It’s not been easy going for investors in the stock market. While the initial couple of months of the rally would have given some hope for things to improve, certain decisions or indecisions in the Union Budget, such as absence of hard reforms, fears on the General Anti-Avoidance Rule (GAAR), followed by the European crisis, have unsettled things again.
So, investors have shown little enthusiasm in the equities market. The combined average turnover of retail and high net worth individuals at the Bombay Stock Exchange, depicted by the cash turnover, is down to a seven-year low of Rs 3,414 crore.
Many are even moving out. Mutual funds have lost 300,000 investors in April alone due to closure or non-servicing of portfolios. The January-April numbers are a whopping 1.1 million.
In reality, the returns aren’t too bad. Year-to-date, the Bombay Stock Exchange Sensitive Index, or Sensex, and the National Stock Exchange’s Nifty have returned 3.98 and 5.32 per cent, respectively.
But investors tend to follow a herd mentality. As Prashant Prabhakaran, president, retail broking, IIFL, says: “Typically, these are the times for investors to stay put or build an equity portfolio. But, in reality they follow a herd mentality.” The reason, he feels, is that each time investors entered in the past two-three years, there was a further slide.
Agrees Ajay Parmar of institutional business, Emkay Global Fin Services, “Investors normally look at the recent past to get inspiration to invest. But the numbers in the recent past have not been so encouraging.”

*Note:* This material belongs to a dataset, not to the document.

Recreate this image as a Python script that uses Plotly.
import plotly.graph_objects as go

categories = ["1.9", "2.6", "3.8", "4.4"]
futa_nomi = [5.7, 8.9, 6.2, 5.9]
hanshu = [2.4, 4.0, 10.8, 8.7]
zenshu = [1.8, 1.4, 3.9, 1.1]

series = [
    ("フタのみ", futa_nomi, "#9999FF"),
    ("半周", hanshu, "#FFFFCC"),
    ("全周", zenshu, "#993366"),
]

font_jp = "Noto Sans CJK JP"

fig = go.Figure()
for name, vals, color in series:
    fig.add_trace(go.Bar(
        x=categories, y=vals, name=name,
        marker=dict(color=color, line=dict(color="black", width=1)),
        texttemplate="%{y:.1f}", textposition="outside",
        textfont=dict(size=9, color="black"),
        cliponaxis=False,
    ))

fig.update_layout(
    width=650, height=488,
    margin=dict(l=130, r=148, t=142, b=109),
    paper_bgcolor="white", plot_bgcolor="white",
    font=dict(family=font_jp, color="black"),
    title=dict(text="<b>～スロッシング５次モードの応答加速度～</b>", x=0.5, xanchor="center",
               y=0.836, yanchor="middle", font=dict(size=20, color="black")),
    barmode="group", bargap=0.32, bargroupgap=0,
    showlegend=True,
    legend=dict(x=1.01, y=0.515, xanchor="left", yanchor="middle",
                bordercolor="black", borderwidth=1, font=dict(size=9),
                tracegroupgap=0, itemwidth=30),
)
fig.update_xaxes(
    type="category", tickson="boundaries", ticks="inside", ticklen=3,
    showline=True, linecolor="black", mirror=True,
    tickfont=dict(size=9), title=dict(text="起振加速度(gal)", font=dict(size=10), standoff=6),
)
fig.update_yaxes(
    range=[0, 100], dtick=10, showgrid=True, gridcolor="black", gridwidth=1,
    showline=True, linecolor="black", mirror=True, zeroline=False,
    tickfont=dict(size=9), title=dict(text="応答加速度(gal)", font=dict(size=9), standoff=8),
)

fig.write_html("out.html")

Many feel it is time to show a little, perhaps more than a little, courage. While debt and gold have been doing well, the former suffers from lack of liquidity. Gold is great but overexposure could mean trouble. Returns from debt have been a good eight to 10 per cent during last year, through fixed deposits and fixed maturity plans. Similarly, returns from gold have been in excess of 25 per cent.

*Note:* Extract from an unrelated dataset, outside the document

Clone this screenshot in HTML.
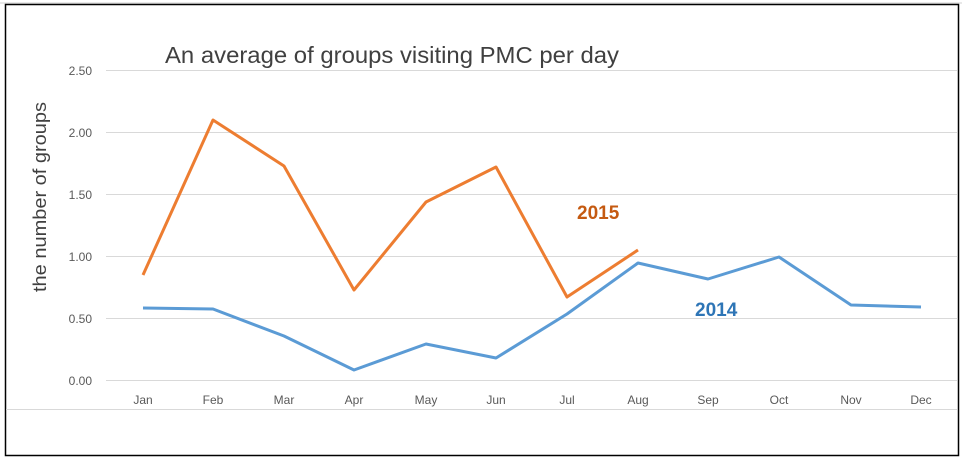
<!DOCTYPE html>
<html><head><style>
body{margin:0;background:#fff;}
svg{display:block;font-family:"Liberation Sans",sans-serif;}
</style></head><body>
<svg width="962" height="460" xmlns="http://www.w3.org/2000/svg">
<rect x="0" y="0" width="962" height="460" fill="#fff"/>
<line x1="0" y1="3" x2="962" y2="3" stroke="#d0d0d0" stroke-width="1"/>
<rect x="5.5" y="4.5" width="953" height="451" fill="none" stroke="#000" stroke-width="1.5"/>
<g stroke="#d9d9d9" stroke-width="1">
<line x1="106" y1="70.5" x2="957" y2="70.5"/>
<line x1="106" y1="132.5" x2="957" y2="132.5"/>
<line x1="106" y1="194.5" x2="957" y2="194.5"/>
<line x1="106" y1="256.5" x2="957" y2="256.5"/>
<line x1="106" y1="318.5" x2="957" y2="318.5"/>
<line x1="106" y1="380.5" x2="957" y2="380.5"/>
<line x1="6" y1="409.5" x2="957" y2="409.5"/>
</g>
<g fill="#595959" font-size="12" text-anchor="end">
<text x="92" y="75">2.50</text>
<text x="92" y="137">2.00</text>
<text x="92" y="199">1.50</text>
<text x="92" y="261">1.00</text>
<text x="92" y="323">0.50</text>
<text x="92" y="385">0.00</text>
</g>
<g fill="#595959" font-size="12" text-anchor="middle">
<text x="143" y="404">Jan</text><text x="213" y="404">Feb</text><text x="284" y="404">Mar</text>
<text x="354" y="404">Apr</text><text x="426" y="404">May</text><text x="496" y="404">Jun</text>
<text x="567" y="404">Jul</text><text x="638" y="404">Aug</text><text x="708" y="404">Sep</text>
<text x="779" y="404">Oct</text><text x="851" y="404">Nov</text><text x="921" y="404">Dec</text>
</g>
<text x="165" y="63" font-size="23" fill="#404040" textLength="454" lengthAdjust="spacingAndGlyphs">An average of groups visiting PMC per day</text>
<text transform="translate(46,197) rotate(-90)" font-size="18" fill="#404040" text-anchor="middle" textLength="190" lengthAdjust="spacingAndGlyphs">the number of groups</text>
<polyline fill="none" stroke="#ed7d31" stroke-width="3" stroke-linejoin="round"
points="143,275 213,120 284,166 354,290 426,202 496,167 567,297 638,250"/>
<polyline fill="none" stroke="#5b9bd5" stroke-width="3" stroke-linejoin="round"
points="143,308 213,309 284,336 354,370 426,344 496,358 567,314 638,263 708,279 779,257 851,305 921,307"/>
<text x="577" y="219" font-size="19" font-weight="bold" fill="#c55a11">2015</text>
<text x="695" y="316" font-size="19" font-weight="bold" fill="#2e75b6">2014</text>
</svg>
</body></html>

In fact, over a five-year period, the numbers are hugely in favour of gold. The yellow metal has returned 24.4 per cent, whereas the Sensex has returned a dismal 2.56 per cent and debt (income) funds have returned seven per cent.
But over a 15-20 year period, equities tend to score.

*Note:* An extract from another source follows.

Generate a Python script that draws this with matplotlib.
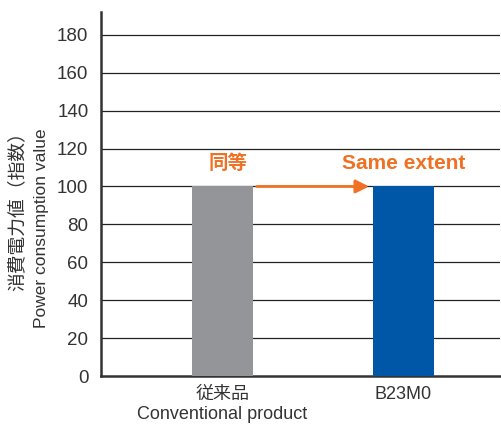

Bad times are perhaps the best times to enter. As Warren Buffett has said, ‘Buy when everyone else is selling’. It has been proven right over the years. If you had entered the stock market when the Sensex slipped to 8,160 in 2009, the returns as of today’s closing would be 96.9 per cent. In other words, you would have almost doubled your money. It would have been even better if the investor had exited when the Sensex hit 21,000 points in November 2010.
But investors often enter in a rallying market. “We feel the valuations are fair/cheap but a retail guy’s psyche is different; he will come back only when the valuations increase a bit, which would typically be around the 5,600-6,000 level,” adds Parmar.
This time, you could avoid the mistake. If the market was to continue to correct from here onwards, start a systematic investment plans (SIP)in large-cap equity funds. Of course, age and risk profile do make a difference. If you are a young, first-time investor in stocks and have a good 20-25 years to retirement, take the SIP route or buy some blue chips and hold on for the next few years. There isn’t much need to think about debt. There can be some gold in the portfolio, around 10 per cent, but in exchange traded funds.
If you are middle-aged and have around 10-15 years to retirement, have some equities and around 20 per cent in gold. Closing on retirement (two-three years), debt is the best option. Put most of the money, around 80 per cent, in debt. Have some equities and gold, say 10 per cent each, to add the element of high risk-return in the portfolio. For interim goals, such as a house, car, travel and others, depending on the time at hand, choose your instruments.